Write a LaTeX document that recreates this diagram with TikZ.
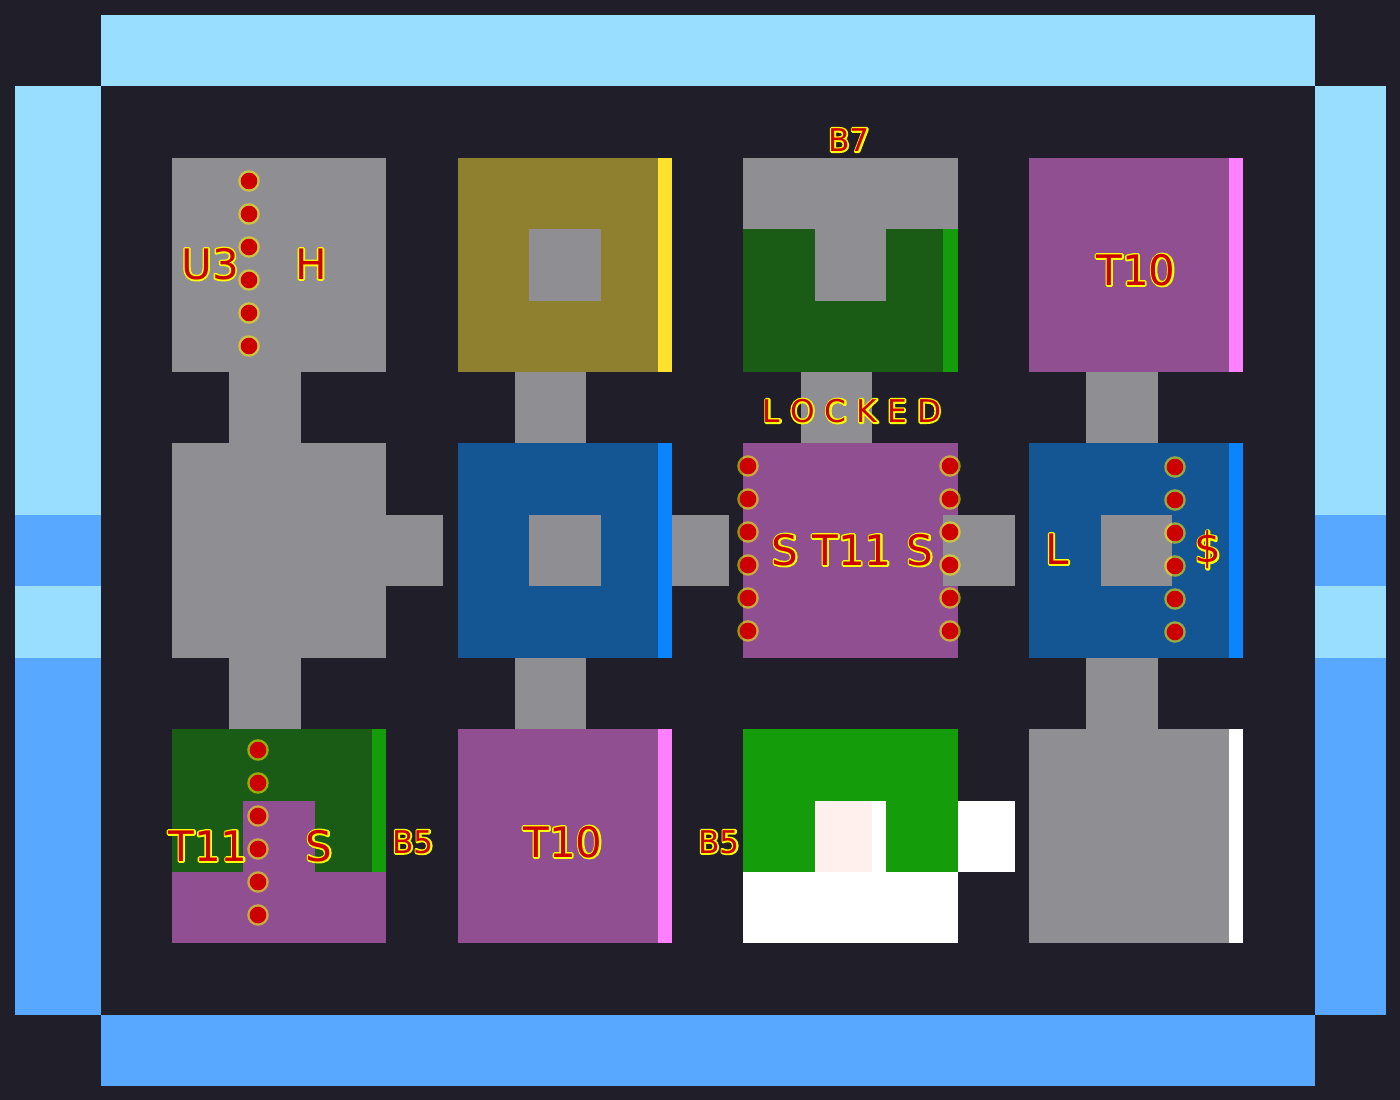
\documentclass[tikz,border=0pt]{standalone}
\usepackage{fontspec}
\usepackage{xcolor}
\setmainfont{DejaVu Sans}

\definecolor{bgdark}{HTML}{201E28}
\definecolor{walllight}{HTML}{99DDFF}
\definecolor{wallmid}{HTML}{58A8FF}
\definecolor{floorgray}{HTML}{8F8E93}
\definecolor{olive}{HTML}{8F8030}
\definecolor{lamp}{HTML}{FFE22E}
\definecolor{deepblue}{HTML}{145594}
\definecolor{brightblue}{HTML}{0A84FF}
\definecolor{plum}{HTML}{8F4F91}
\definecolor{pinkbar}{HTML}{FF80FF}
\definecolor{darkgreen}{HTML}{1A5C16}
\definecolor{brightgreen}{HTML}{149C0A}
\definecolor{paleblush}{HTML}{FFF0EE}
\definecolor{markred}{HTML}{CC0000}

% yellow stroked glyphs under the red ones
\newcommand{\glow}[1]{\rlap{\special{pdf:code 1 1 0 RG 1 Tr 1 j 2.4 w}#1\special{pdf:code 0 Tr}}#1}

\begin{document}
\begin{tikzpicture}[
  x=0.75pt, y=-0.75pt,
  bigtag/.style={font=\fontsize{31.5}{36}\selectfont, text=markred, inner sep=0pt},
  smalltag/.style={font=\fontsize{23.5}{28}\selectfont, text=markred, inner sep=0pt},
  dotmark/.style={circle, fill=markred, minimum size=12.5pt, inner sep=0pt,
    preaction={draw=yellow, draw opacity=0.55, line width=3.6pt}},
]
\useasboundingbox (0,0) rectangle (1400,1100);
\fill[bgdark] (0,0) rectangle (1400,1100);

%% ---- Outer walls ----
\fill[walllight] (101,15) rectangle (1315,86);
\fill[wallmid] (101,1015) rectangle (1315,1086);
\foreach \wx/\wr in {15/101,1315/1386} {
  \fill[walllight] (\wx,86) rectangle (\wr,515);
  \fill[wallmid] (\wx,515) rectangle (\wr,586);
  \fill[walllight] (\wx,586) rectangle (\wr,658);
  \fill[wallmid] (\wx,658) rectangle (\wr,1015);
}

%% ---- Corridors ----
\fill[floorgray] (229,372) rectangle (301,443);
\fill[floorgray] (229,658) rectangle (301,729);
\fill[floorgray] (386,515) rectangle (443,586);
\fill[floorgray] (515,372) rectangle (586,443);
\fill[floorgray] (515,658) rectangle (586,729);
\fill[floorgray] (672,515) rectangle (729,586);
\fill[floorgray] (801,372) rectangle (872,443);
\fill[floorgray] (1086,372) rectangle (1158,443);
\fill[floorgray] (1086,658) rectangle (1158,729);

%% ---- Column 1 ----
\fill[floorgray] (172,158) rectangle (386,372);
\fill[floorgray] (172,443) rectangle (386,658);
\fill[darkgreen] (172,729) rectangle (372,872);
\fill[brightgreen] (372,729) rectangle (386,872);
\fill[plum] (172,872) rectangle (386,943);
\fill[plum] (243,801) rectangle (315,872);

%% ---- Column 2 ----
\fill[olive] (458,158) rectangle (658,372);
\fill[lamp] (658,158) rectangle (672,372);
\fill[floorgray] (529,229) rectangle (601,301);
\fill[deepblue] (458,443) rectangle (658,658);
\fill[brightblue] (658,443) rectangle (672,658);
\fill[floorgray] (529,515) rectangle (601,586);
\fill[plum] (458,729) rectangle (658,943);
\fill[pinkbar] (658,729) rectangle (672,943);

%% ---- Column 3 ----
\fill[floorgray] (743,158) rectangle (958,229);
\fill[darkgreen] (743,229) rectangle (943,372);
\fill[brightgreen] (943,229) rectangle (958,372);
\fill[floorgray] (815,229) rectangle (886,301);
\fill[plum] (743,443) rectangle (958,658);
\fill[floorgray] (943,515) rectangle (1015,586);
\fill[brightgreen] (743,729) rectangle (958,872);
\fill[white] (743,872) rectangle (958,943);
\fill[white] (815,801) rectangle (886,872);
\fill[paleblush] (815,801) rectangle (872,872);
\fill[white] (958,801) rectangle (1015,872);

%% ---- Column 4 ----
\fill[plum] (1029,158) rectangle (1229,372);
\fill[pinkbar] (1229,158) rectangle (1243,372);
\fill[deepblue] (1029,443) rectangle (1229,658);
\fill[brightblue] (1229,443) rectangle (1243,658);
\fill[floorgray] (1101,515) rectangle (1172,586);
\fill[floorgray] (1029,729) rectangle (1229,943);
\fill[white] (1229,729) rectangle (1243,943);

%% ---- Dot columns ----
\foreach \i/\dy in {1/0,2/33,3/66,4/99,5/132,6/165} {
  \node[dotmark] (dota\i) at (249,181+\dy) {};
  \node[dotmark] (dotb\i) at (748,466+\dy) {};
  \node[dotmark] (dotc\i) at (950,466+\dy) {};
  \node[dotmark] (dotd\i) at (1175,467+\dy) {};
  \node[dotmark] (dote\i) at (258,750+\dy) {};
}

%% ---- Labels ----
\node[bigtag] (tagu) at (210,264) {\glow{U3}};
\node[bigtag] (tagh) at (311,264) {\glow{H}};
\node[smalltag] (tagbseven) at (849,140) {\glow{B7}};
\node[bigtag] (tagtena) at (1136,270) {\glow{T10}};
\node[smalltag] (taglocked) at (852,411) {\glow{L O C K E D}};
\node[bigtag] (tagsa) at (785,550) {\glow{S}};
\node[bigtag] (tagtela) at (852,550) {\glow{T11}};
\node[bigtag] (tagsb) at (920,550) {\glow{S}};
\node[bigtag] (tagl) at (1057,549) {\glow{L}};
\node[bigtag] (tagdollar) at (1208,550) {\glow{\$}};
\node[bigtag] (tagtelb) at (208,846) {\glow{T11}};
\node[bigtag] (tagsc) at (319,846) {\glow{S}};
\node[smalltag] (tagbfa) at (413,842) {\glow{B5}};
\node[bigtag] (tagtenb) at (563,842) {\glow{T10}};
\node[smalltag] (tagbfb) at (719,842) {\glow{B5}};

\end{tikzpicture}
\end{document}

....

SHORT PROBLEM
Set the listing down in full and exactly. Pictures within it should not appear in the copy.

SOLUTION FOR THIS PROBLEM
Write a LaTeX document that recreates this diagram with TikZ.
\documentclass[tikz,border=0pt]{standalone}
\usepackage{fontspec}
\usepackage{xcolor}
\setmainfont{DejaVu Sans}

\definecolor{bgdark}{HTML}{201E28}
\definecolor{walllight}{HTML}{99DDFF}
\definecolor{wallmid}{HTML}{58A8FF}
\definecolor{floorgray}{HTML}{8F8E93}
\definecolor{olive}{HTML}{8F8030}
\definecolor{lamp}{HTML}{FFE22E}
\definecolor{deepblue}{HTML}{145594}
\definecolor{brightblue}{HTML}{0A84FF}
\definecolor{plum}{HTML}{8F4F91}
\definecolor{pinkbar}{HTML}{FF80FF}
\definecolor{darkgreen}{HTML}{1A5C16}
\definecolor{brightgreen}{HTML}{149C0A}
\definecolor{paleblush}{HTML}{FFF0EE}
\definecolor{markred}{HTML}{CC0000}

% yellow stroked glyphs under the red ones
\newcommand{\glow}[1]{\rlap{\special{pdf:code 1 1 0 RG 1 Tr 1 j 2.4 w}#1\special{pdf:code 0 Tr}}#1}

\begin{document}
\begin{tikzpicture}[
  x=0.75pt, y=-0.75pt,
  bigtag/.style={font=\fontsize{31.5}{36}\selectfont, text=markred, inner sep=0pt},
  smalltag/.style={font=\fontsize{23.5}{28}\selectfont, text=markred, inner sep=0pt},
  dotmark/.style={circle, fill=markred, minimum size=12.5pt, inner sep=0pt,
    preaction={draw=yellow, draw opacity=0.55, line width=3.6pt}},
]
\useasboundingbox (0,0) rectangle (1400,1100);
\fill[bgdark] (0,0) rectangle (1400,1100);

%% ---- Outer walls ----
\fill[walllight] (101,15) rectangle (1315,86);
\fill[wallmid] (101,1015) rectangle (1315,1086);
\foreach \wx/\wr in {15/101,1315/1386} {
  \fill[walllight] (\wx,86) rectangle (\wr,515);
  \fill[wallmid] (\wx,515) rectangle (\wr,586);
  \fill[walllight] (\wx,586) rectangle (\wr,658);
  \fill[wallmid] (\wx,658) rectangle (\wr,1015);
}

%% ---- Corridors ----
\fill[floorgray] (229,372) rectangle (301,443);
\fill[floorgray] (229,658) rectangle (301,729);
\fill[floorgray] (386,515) rectangle (443,586);
\fill[floorgray] (515,372) rectangle (586,443);
\fill[floorgray] (515,658) rectangle (586,729);
\fill[floorgray] (672,515) rectangle (729,586);
\fill[floorgray] (801,372) rectangle (872,443);
\fill[floorgray] (1086,372) rectangle (1158,443);
\fill[floorgray] (1086,658) rectangle (1158,729);

%% ---- Column 1 ----
\fill[floorgray] (172,158) rectangle (386,372);
\fill[floorgray] (172,443) rectangle (386,658);
\fill[darkgreen] (172,729) rectangle (372,872);
\fill[brightgreen] (372,729) rectangle (386,872);
\fill[plum] (172,872) rectangle (386,943);
\fill[plum] (243,801) rectangle (315,872);

%% ---- Column 2 ----
\fill[olive] (458,158) rectangle (658,372);
\fill[lamp] (658,158) rectangle (672,372);
\fill[floorgray] (529,229) rectangle (601,301);
\fill[deepblue] (458,443) rectangle (658,658);
\fill[brightblue] (658,443) rectangle (672,658);
\fill[floorgray] (529,515) rectangle (601,586);
\fill[plum] (458,729) rectangle (658,943);
\fill[pinkbar] (658,729) rectangle (672,943);

%% ---- Column 3 ----
\fill[floorgray] (743,158) rectangle (958,229);
\fill[darkgreen] (743,229) rectangle (943,372);
\fill[brightgreen] (943,229) rectangle (958,372);
\fill[floorgray] (815,229) rectangle (886,301);
\fill[plum] (743,443) rectangle (958,658);
\fill[floorgray] (943,515) rectangle (1015,586);
\fill[brightgreen] (743,729) rectangle (958,872);
\fill[white] (743,872) rectangle (958,943);
\fill[white] (815,801) rectangle (886,872);
\fill[paleblush] (815,801) rectangle (872,872);
\fill[white] (958,801) rectangle (1015,872);

%% ---- Column 4 ----
\fill[plum] (1029,158) rectangle (1229,372);
\fill[pinkbar] (1229,158) rectangle (1243,372);
\fill[deepblue] (1029,443) rectangle (1229,658);
\fill[brightblue] (1229,443) rectangle (1243,658);
\fill[floorgray] (1101,515) rectangle (1172,586);
\fill[floorgray] (1029,729) rectangle (1229,943);
\fill[white] (1229,729) rectangle (1243,943);

%% ---- Dot columns ----
\foreach \i/\dy in {1/0,2/33,3/66,4/99,5/132,6/165} {
  \node[dotmark] (dota\i) at (249,181+\dy) {};
  \node[dotmark] (dotb\i) at (748,466+\dy) {};
  \node[dotmark] (dotc\i) at (950,466+\dy) {};
  \node[dotmark] (dotd\i) at (1175,467+\dy) {};
  \node[dotmark] (dote\i) at (258,750+\dy) {};
}

%% ---- Labels ----
\node[bigtag] (tagu) at (210,264) {\glow{U3}};
\node[bigtag] (tagh) at (311,264) {\glow{H}};
\node[smalltag] (tagbseven) at (849,140) {\glow{B7}};
\node[bigtag] (tagtena) at (1136,270) {\glow{T10}};
\node[smalltag] (taglocked) at (852,411) {\glow{L O C K E D}};
\node[bigtag] (tagsa) at (785,550) {\glow{S}};
\node[bigtag] (tagtela) at (852,550) {\glow{T11}};
\node[bigtag] (tagsb) at (920,550) {\glow{S}};
\node[bigtag] (tagl) at (1057,549) {\glow{L}};
\node[bigtag] (tagdollar) at (1208,550) {\glow{\$}};
\node[bigtag] (tagtelb) at (208,846) {\glow{T11}};
\node[bigtag] (tagsc) at (319,846) {\glow{S}};
\node[smalltag] (tagbfa) at (413,842) {\glow{B5}};
\node[bigtag] (tagtenb) at (563,842) {\glow{T10}};
\node[smalltag] (tagbfb) at (719,842) {\glow{B5}};

\end{tikzpicture}
\end{document}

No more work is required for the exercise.